> _WRITTEN REQUEST_
Retype only the lines from the one containing "Output the Python" through the one containing "pen += a + gap", both included, word for word. Pictures stay out of the copy.

DATA start

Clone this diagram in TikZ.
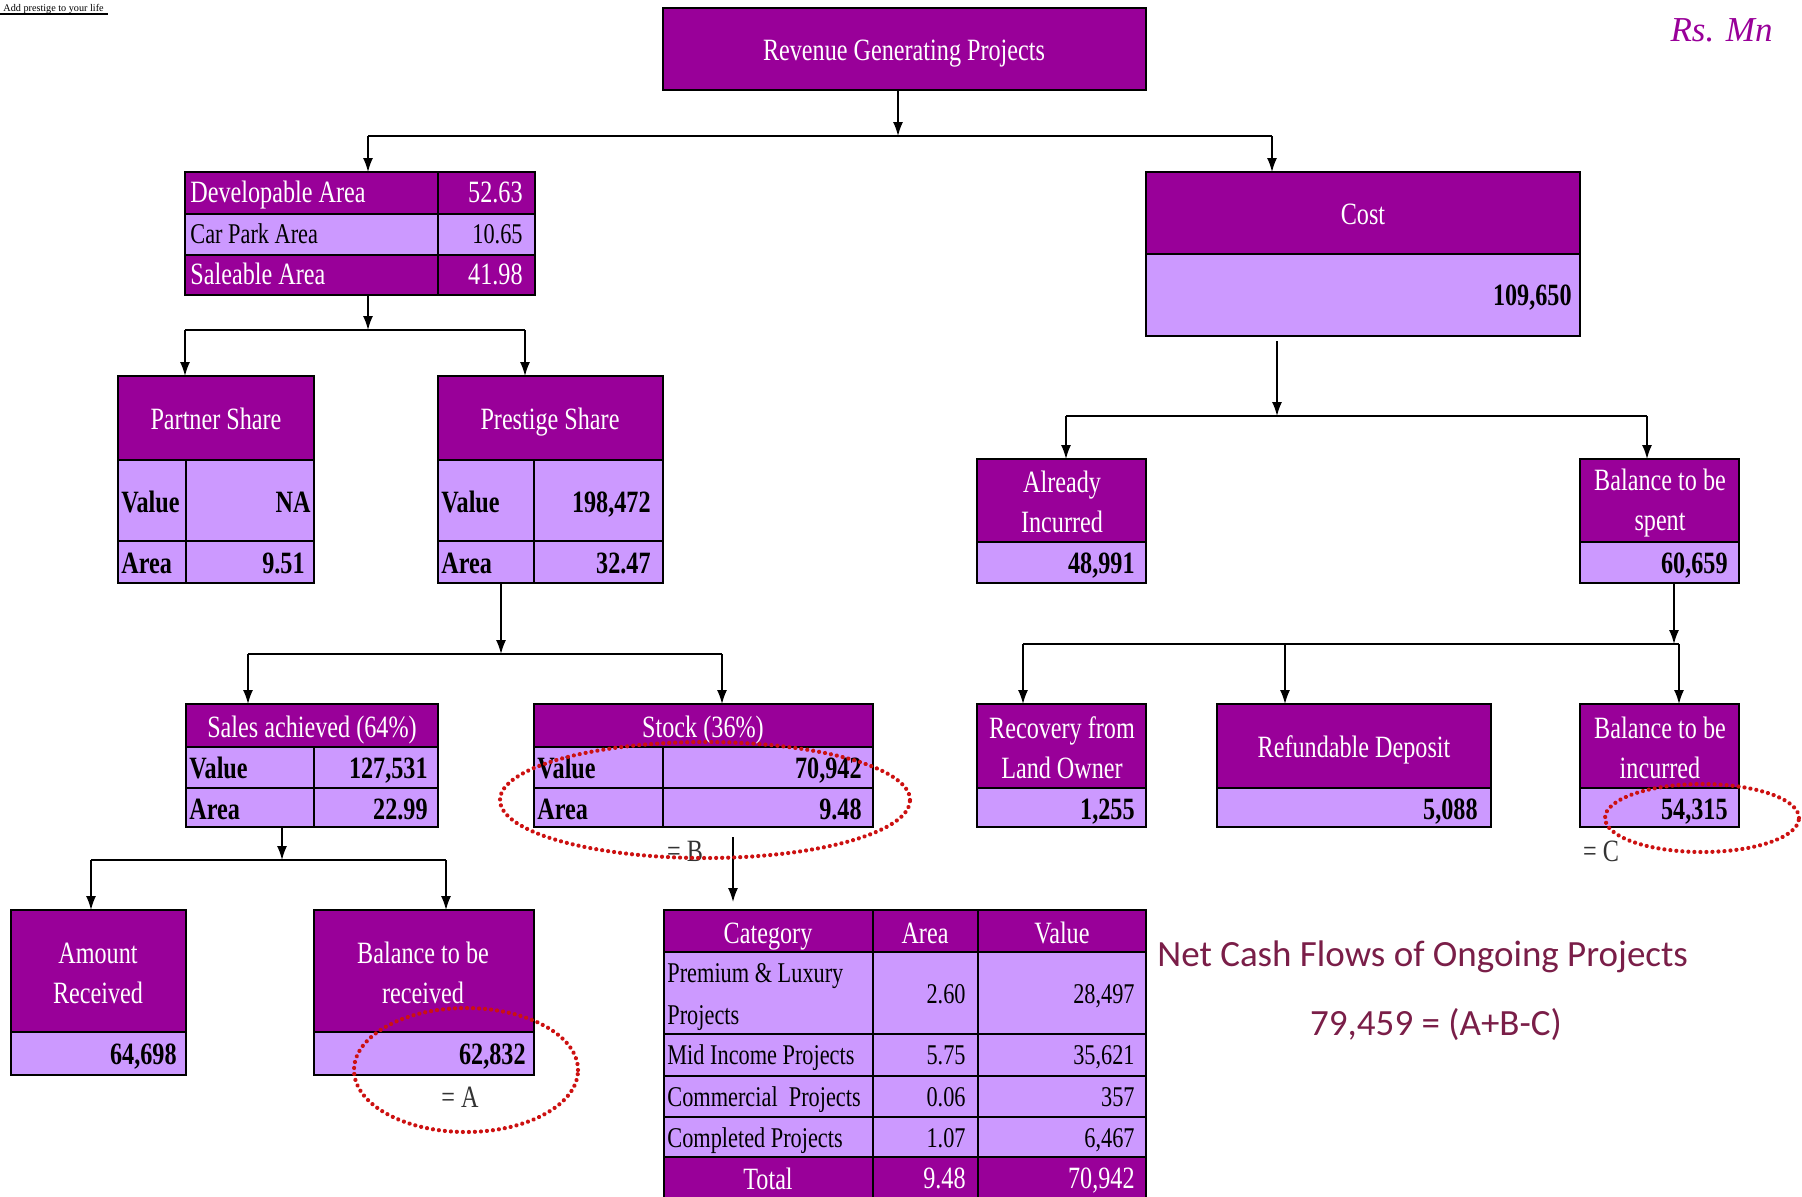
\documentclass[tikz,border=0pt]{standalone}
\usepackage{fontspec}
\setmainfont{Liberation Serif}[FakeStretch=0.78]
\newfontfamily\plainserif{Liberation Serif}
\newfontfamily\calibri{Carlito}
\usetikzlibrary{arrows.meta,fit}
\definecolor{P}{HTML}{990099}
\definecolor{L}{HTML}{CC99FF}
\definecolor{R}{HTML}{CC1111}
\definecolor{M}{HTML}{7A1E48}
\tikzset{
  cellP/.style={fill=P, draw=black, line width=1.3pt},
  cellL/.style={fill=L, draw=black, line width=1.3pt},
  lw/.style={draw=black, line width=1.3pt},
  fitbox/.style={inner sep=0pt, outer sep=0pt, draw=none},
  wt/.style={text=white, inner sep=0pt, font=\fontsize{15.5}{20}\selectfont},
  bt/.style={text=black, inner sep=0pt, font=\fontsize{15.5}{20}\selectfont\bfseries},
  rt/.style={text=black, inner sep=0pt, font=\fontsize{14.3}{20}\selectfont},
  eqlab/.style={text=black!80, inner sep=0pt, font=\fontsize{15.5}{20}\selectfont},
  lft/.style={anchor=base west, yshift=1.5pt},
  rgt/.style={anchor=base east, yshift=1.5pt},
  ctr/.style={anchor=base, yshift=1pt},
  arr/.style={-{Latex[length=7pt,width=5pt]}, line width=0.8pt},
  bar/.style={line width=1.1pt},
  oval/.style={draw=R, line width=2.1pt, dash pattern=on 0.01pt off 3pt, line cap=round},
  net/.style={text=M, inner sep=0pt, font=\calibri\fontsize{18.5}{22}\selectfont},
}
\begin{document}
\begin{tikzpicture}[x=0.5pt,y=-0.5pt]
\useasboundingbox (0,0) rectangle (1802,1196);

% top-left tag
\node[anchor=base west, inner sep=0pt, font=\plainserif\fontsize{5.1}{6}\selectfont] (tag) at (3,11) {Add prestige to your life};
\draw[line width=1.2pt] (0,14) -- (108,14);
% unit
\node[anchor=base east, inner sep=0pt, text=P, font=\plainserif\itshape\fontsize{17.5}{20}\selectfont] (unit) at (1773,41) {Rs. Mn};

% top box
\path[cellP] (663,8) rectangle (1146,90);
\node[fitbox, fit={(663,8) (1146,90)}] (top) {};
\node[wt, ctr] (ttop) at (904,62) {Revenue Generating Projects};

% developable table
\path[cellP] (185,172) rectangle (535,214);
\path[cellL] (185,214) rectangle (535,255);
\path[cellP] (185,255) rectangle (535,295);
\draw[lw] (438,172) -- (438,295);
\node[fitbox, fit={(185,172) (535,295)}] (dev) {};
\node[wt, lft] (d1) at (190,205) {Developable Area};
\node[wt, rgt] (d1v) at (523,205) {52.63};
\node[rt, lft] (d2) at (190,246) {Car Park Area};
\node[rt, rgt] (d2v) at (523,246) {10.65};
\node[wt, lft] (d3) at (190,287) {Saleable Area};
\node[wt, rgt] (d3v) at (523,287) {41.98};

% cost
\path[cellP] (1146,172) rectangle (1580,254);
\path[cellL] (1146,254) rectangle (1580,336);
\node[fitbox, fit={(1146,172) (1580,336)}] (cost) {};
\node[wt, ctr] (tcost) at (1363,226) {Cost};
\node[bt, rgt] (vcost) at (1572,308) {109,650};

% partner share
\path[cellP] (118,376) rectangle (314,460);
\path[cellL] (118,460) rectangle (314,583);
\draw[lw] (118,541) -- (314,541);
\draw[lw] (186,460) -- (186,583);
\node[fitbox, fit={(118,376) (314,583)}] (partner) {};
\node[wt, ctr] (tpartner) at (216,431) {Partner Share};
\node[bt, lft] (p1) at (121,515) {Value};
\node[bt, rgt] (p1v) at (311,515) {NA};
\node[bt, lft] (p2) at (121,576) {Area};
\node[bt, rgt] (p2v) at (305,576) {9.51};

% prestige share
\path[cellP] (438,376) rectangle (663,460);
\path[cellL] (438,460) rectangle (663,583);
\draw[lw] (438,541) -- (663,541);
\draw[lw] (534,460) -- (534,583);
\node[fitbox, fit={(438,376) (663,583)}] (prestige) {};
\node[wt, ctr] (tprestige) at (550,431) {Prestige Share};
\node[bt, lft] (q1) at (441,515) {Value};
\node[bt, rgt] (q1v) at (651,515) {198,472};
\node[bt, lft] (q2) at (441,576) {Area};
\node[bt, rgt] (q2v) at (651,576) {32.47};

% already incurred
\path[cellP] (977,459) rectangle (1146,542);
\path[cellL] (977,542) rectangle (1146,583);
\node[fitbox, fit={(977,459) (1146,583)}] (already) {};
\node[wt, align=center] (talready) at (1062,502) {Already\\Incurred};
\node[bt, rgt] (valready) at (1135,576) {48,991};

% balance to be spent
\path[cellP] (1580,459) rectangle (1739,542);
\path[cellL] (1580,542) rectangle (1739,583);
\node[fitbox, fit={(1580,459) (1739,583)}] (balspent) {};
\node[wt, align=center] (tbalspent) at (1660,503) {Balance to be\\spent};
\node[bt, rgt] (vbalspent) at (1728,576) {60,659};

% sales achieved
\path[cellP] (186,704) rectangle (438,747);
\path[cellL] (186,747) rectangle (438,827);
\draw[lw] (186,788) -- (438,788);
\draw[lw] (314,747) -- (314,827);
\node[fitbox, fit={(186,704) (438,827)}] (sales) {};
\node[wt, ctr] (tsales) at (312,739) {Sales achieved (64\%)};
\node[bt, lft] (s1) at (189,781) {Value};
\node[bt, rgt] (s1v) at (428,781) {127,531};
\node[bt, lft] (s2) at (189,822) {Area};
\node[bt, rgt] (s2v) at (428,822) {22.99};

% stock
\path[cellP] (534,704) rectangle (873,747);
\path[cellL] (534,747) rectangle (873,827);
\draw[lw] (534,788) -- (873,788);
\draw[lw] (663,747) -- (663,827);
\node[fitbox, fit={(534,704) (873,827)}] (stock) {};
\node[wt, ctr] (tstock) at (703,739) {Stock (36\%)};
\node[bt, lft] (k1) at (537,781) {Value};
\node[bt, rgt] (k1v) at (862,781) {70,942};
\node[bt, lft] (k2) at (537,822) {Area};
\node[bt, rgt] (k2v) at (862,822) {9.48};

% recovery from land owner
\path[cellP] (977,704) rectangle (1146,788);
\path[cellL] (977,788) rectangle (1146,827);
\node[fitbox, fit={(977,704) (1146,827)}] (recovery) {};
\node[wt, align=center] (trecovery) at (1062,748) {Recovery from\\Land Owner};
\node[bt, rgt] (vrecovery) at (1135,822) {1,255};

% refundable deposit
\path[cellP] (1217,704) rectangle (1491,788);
\path[cellL] (1217,788) rectangle (1491,827);
\node[fitbox, fit={(1217,704) (1491,827)}] (refund) {};
\node[wt, ctr] (trefund) at (1354,759) {Refundable Deposit};
\node[bt, rgt] (vrefund) at (1478,822) {5,088};

% balance to be incurred
\path[cellP] (1580,704) rectangle (1739,788);
\path[cellL] (1580,788) rectangle (1739,827);
\node[fitbox, fit={(1580,704) (1739,827)}] (balinc) {};
\node[wt, align=center] (tbalinc) at (1660,748) {Balance to be\\incurred};
\node[bt, rgt] (vbalinc) at (1728,822) {54,315};

% amount received
\path[cellP] (11,910) rectangle (186,1032);
\path[cellL] (11,1032) rectangle (186,1075);
\node[fitbox, fit={(11,910) (186,1075)}] (amount) {};
\node[wt, align=center] (tamount) at (98,973) {Amount\\Received};
\node[bt, rgt] (vamount) at (177,1067) {64,698};

% balance to be received
\path[cellP] (314,910) rectangle (534,1032);
\path[cellL] (314,1032) rectangle (534,1075);
\node[fitbox, fit={(314,910) (534,1075)}] (balrec) {};
\node[wt, align=center] (tbalrec) at (423,973) {Balance to be\\received};
\node[bt, rgt] (vbalrec) at (526,1067) {62,832};

% category table
\path[cellP] (664,910) rectangle (1146,952);
\path[cellL] (664,952) rectangle (1146,1157);
\path[cellP] (664,1157) rectangle (1146,1199);
\draw[lw] (664,1034) -- (1146,1034);
\draw[lw] (664,1076) -- (1146,1076);
\draw[lw] (664,1117) -- (1146,1117);
\draw[lw] (873,910) -- (873,1199);
\draw[lw] (978,910) -- (978,1199);
\node[fitbox, fit={(664,910) (1146,1199)}] (cat) {};
\node[wt, ctr] (ch1) at (768,945) {Category};
\node[wt, ctr] (ch2) at (925,945) {Area};
\node[wt, ctr] (ch3) at (1062,945) {Value};
\node[rt, lft] (c1a) at (667,985) {Premium \& Luxury};
\node[rt, lft] (c1b) at (667,1027) {Projects};
\node[rt, rgt] (c1c) at (966,1006) {2.60};
\node[rt, rgt] (c1d) at (1135,1006) {28,497};
\node[rt, lft] (c2a) at (667,1067) {Mid Income Projects};
\node[rt, rgt] (c2c) at (966,1067) {5.75};
\node[rt, rgt] (c2d) at (1135,1067) {35,621};
\node[rt, lft] (c3a) at (667,1109) {Commercial~ Projects};
\node[rt, rgt] (c3c) at (966,1109) {0.06};
\node[rt, rgt] (c3d) at (1135,1109) {357};
\node[rt, lft] (c4a) at (667,1150) {Completed Projects};
\node[rt, rgt] (c4c) at (966,1150) {1.07};
\node[rt, rgt] (c4d) at (1135,1150) {6,467};
\node[wt, ctr] (c5a) at (768,1191) {Total};
\node[wt, rgt] (c5c) at (966,1191) {9.48};
\node[wt, rgt] (c5d) at (1135,1191) {70,942};

% connectors
\coordinate (j1) at (898,136);
\coordinate (j1l) at (368,136);
\coordinate (j1r) at (1272,136);
\draw[arr] (top.south -| j1) -- (j1);
\draw[bar] (j1l) -- (j1r);
\draw[arr] (j1l) -- (j1l |- dev.north);
\draw[arr] (j1r) -- (j1r |- cost.north);

\coordinate (j2) at (368,330);
\coordinate (j2l) at (185,330);
\coordinate (j2r) at (525,330);
\draw[arr] (dev.south -| j2) -- (j2);
\draw[bar] (j2l) -- (j2r);
\draw[arr] (j2l) -- (j2l |- partner.north);
\draw[arr] (j2r) -- (j2r |- prestige.north);

\coordinate (j3) at (1277,416);
\coordinate (j3l) at (1066,416);
\coordinate (j3r) at (1647,416);
\draw[arr, shorten <=2.5pt] (cost.south -| j3) -- (j3);
\draw[bar] (j3l) -- (j3r);
\draw[arr] (j3l) -- (j3l |- already.north);
\draw[arr] (j3r) -- (j3r |- balspent.north);

\coordinate (j4) at (501,654);
\coordinate (j4l) at (248,654);
\coordinate (j4r) at (722,654);
\draw[arr] (prestige.south -| j4) -- (j4);
\draw[bar] (j4l) -- (j4r);
\draw[arr] (j4l) -- (j4l |- sales.north);
\draw[arr] (j4r) -- (j4r |- stock.north);

\coordinate (j5) at (1674,644);
\coordinate (j5l) at (1023,644);
\coordinate (j5m) at (1285,644);
\coordinate (j5r) at (1679,644);
\draw[arr] (balspent.south -| j5) -- (j5);
\draw[bar] (j5l) -- (j5r);
\draw[arr] (j5l) -- (j5l |- recovery.north);
\draw[arr] (j5m) -- (j5m |- refund.north);
\draw[arr] (j5r) -- (j5r |- balinc.north);

\coordinate (j6) at (282,860);
\coordinate (j6l) at (91,860);
\coordinate (j6r) at (446,860);
\draw[arr] (sales.south -| j6) -- (j6);
\draw[bar] (j6l) -- (j6r);
\draw[arr] (j6l) -- (j6l |- amount.north);
\draw[arr] (j6r) -- (j6r |- balrec.north);

\coordinate (j7) at (733,870);
\draw[arr, shorten <=5pt, shorten >=4pt] (stock.south -| j7) -- (j7 |- cat.north);

% equals labels
\node[eqlab] (eqb) at (685,851) {= B};
\node[eqlab] (eqa) at (460,1097) {= A};
\node[eqlab] (eqc) at (1601,851) {= C};

% red dotted ovals
\draw[oval] (705,800) ellipse [x radius=102.5pt, y radius=29pt];
\draw[oval] (466,1070) ellipse [x radius=56pt, y radius=31pt];
\draw[oval] (1702,818) ellipse [x radius=48.5pt, y radius=17pt];

% net cash flows
\node[net, anchor=mid west] (nc1) at (1157,962) {Net Cash Flows of Ongoing Projects};
\node[net] (nc2) at (1436,1025) {79,459 = (A+B-C)};
\end{tikzpicture}
\end{document}
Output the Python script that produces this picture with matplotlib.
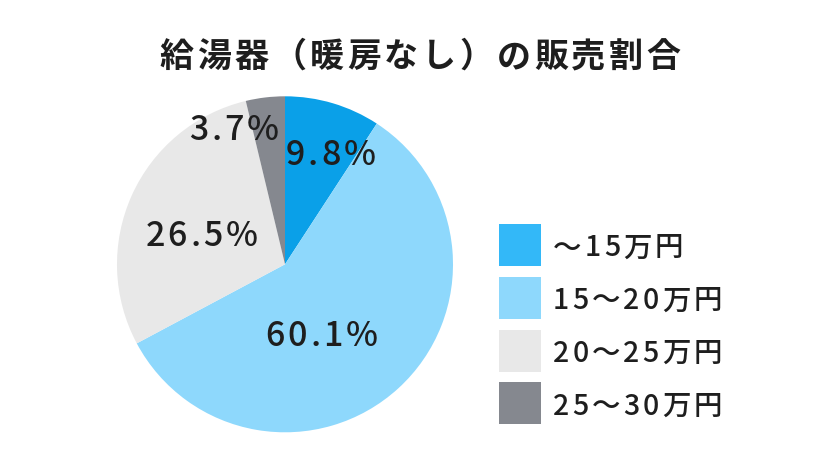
import matplotlib
matplotlib.use("Agg")
import matplotlib.pyplot as plt
from matplotlib import font_manager
from matplotlib.font_manager import FontProperties
from matplotlib.ft2font import FT2Font
from matplotlib.patches import Rectangle

FAMILY = 'Noto Sans CJK JP'
plt.rcParams['font.family'] = [FAMILY, 'DejaVu Sans']

# data
categories = ['〜15万円', '15〜20万円', '20〜25万円', '25〜30万円']
label_values = [9.8, 60.1, 26.5, 3.7]          # printed on the slices
slice_values = [9.2, 58.0, 29.05, 3.75]        # wedge sizes as drawn in the picture
slice_colors = ['#0aa0e8', '#8ed8fc', '#e8e8e8', '#85888f']
legend_colors = ['#33b8f8', '#8ed8fc', '#e8e8e8', '#85888f']
# label anchors inside the pie (unit radius, baseline centre)
label_pos = [(0.271, 0.591), (0.217, -0.486), (-0.497, 0.109), (-0.304, 0.740)]

title = '給湯器（暖房なし）の販売割合'
text_color = '#1e1e1e'

W, H = 838, 466
fig = plt.figure(figsize=(W / 100, H / 100), dpi=100)


def char_advances(s, size, weight):
    f = FT2Font(font_manager.findfont(FontProperties(family=FAMILY, weight=weight)))
    f.set_size(size, 100)
    return [f.load_char(ord(c)).linearHoriAdvance / 65536 for c in s]


def spaced_text(x, y, s, size, weight='medium', track=0.1, ha='center'):
    # x, y: figure pixels from bottom-left, y is the baseline
    adv = char_advances(s, size, weight)
    gap = track * size * 100 / 72
    total = sum(adv) + gap * (len(s) - 1)
    pen = x - total / 2 if ha == 'center' else x
    for c, a in zip(s, adv):
        fig.text(pen / W, y / H, c, ha='left', va='baseline', fontsize=size,
                 fontweight=weight, color=text_color)
        pen += a + gap


# pie
cx, cy, r = 285, 264.3, 168
ax = fig.add_axes([(cx - r) / W, (H - cy - r) / H, 2 * r / W, 2 * r / H])
ax.pie(slice_values, colors=slice_colors, startangle=90, counterclock=False,
       radius=1.0, wedgeprops=dict(linewidth=0))
ax.set_xlim(-1, 1)
ax.set_ylim(-1, 1)
ax.set_aspect('equal')
ax.axis('off')

for v, (x, y) in zip(label_values, label_pos):
    px, py = ax.transData.transform((x, y))
    spaced_text(px, py, f'{v}%', 24.5, track=0.09)

# title
spaced_text(420, H - 67, title, 24.5, weight='bold', track=0.1)

# legend
sq = 42
pitch = 52.8
for i, (lab, c) in enumerate(zip(categories, legend_colors)):
    top = 224 + i * pitch
    fig.patches.append(Rectangle((499 / W, (H - top - sq) / H), sq / W, sq / H,
                                 transform=fig.transFigure, facecolor=c,
                                 edgecolor='none'))
    spaced_text(553, H - (top + 32.5), lab, 20.5, track=0.11, ha='left')

fig.savefig('out.png', dpi=100)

DATA end

> _ANSWER FOR THIS EXERCISE_
Output the Python script that produces this picture with matplotlib.
import matplotlib
matplotlib.use("Agg")
import matplotlib.pyplot as plt
from matplotlib import font_manager
from matplotlib.font_manager import FontProperties
from matplotlib.ft2font import FT2Font
from matplotlib.patches import Rectangle

FAMILY = 'Noto Sans CJK JP'
plt.rcParams['font.family'] = [FAMILY, 'DejaVu Sans']

# data
categories = ['〜15万円', '15〜20万円', '20〜25万円', '25〜30万円']
label_values = [9.8, 60.1, 26.5, 3.7]          # printed on the slices
slice_values = [9.2, 58.0, 29.05, 3.75]        # wedge sizes as drawn in the picture
slice_colors = ['#0aa0e8', '#8ed8fc', '#e8e8e8', '#85888f']
legend_colors = ['#33b8f8', '#8ed8fc', '#e8e8e8', '#85888f']
# label anchors inside the pie (unit radius, baseline centre)
label_pos = [(0.271, 0.591), (0.217, -0.486), (-0.497, 0.109), (-0.304, 0.740)]

title = '給湯器（暖房なし）の販売割合'
text_color = '#1e1e1e'

W, H = 838, 466
fig = plt.figure(figsize=(W / 100, H / 100), dpi=100)


def char_advances(s, size, weight):
    f = FT2Font(font_manager.findfont(FontProperties(family=FAMILY, weight=weight)))
    f.set_size(size, 100)
    return [f.load_char(ord(c)).linearHoriAdvance / 65536 for c in s]


def spaced_text(x, y, s, size, weight='medium', track=0.1, ha='center'):
    # x, y: figure pixels from bottom-left, y is the baseline
    adv = char_advances(s, size, weight)
    gap = track * size * 100 / 72
    total = sum(adv) + gap * (len(s) - 1)
    pen = x - total / 2 if ha == 'center' else x
    for c, a in zip(s, adv):
        fig.text(pen / W, y / H, c, ha='left', va='baseline', fontsize=size,
                 fontweight=weight, color=text_color)
        pen += a + gap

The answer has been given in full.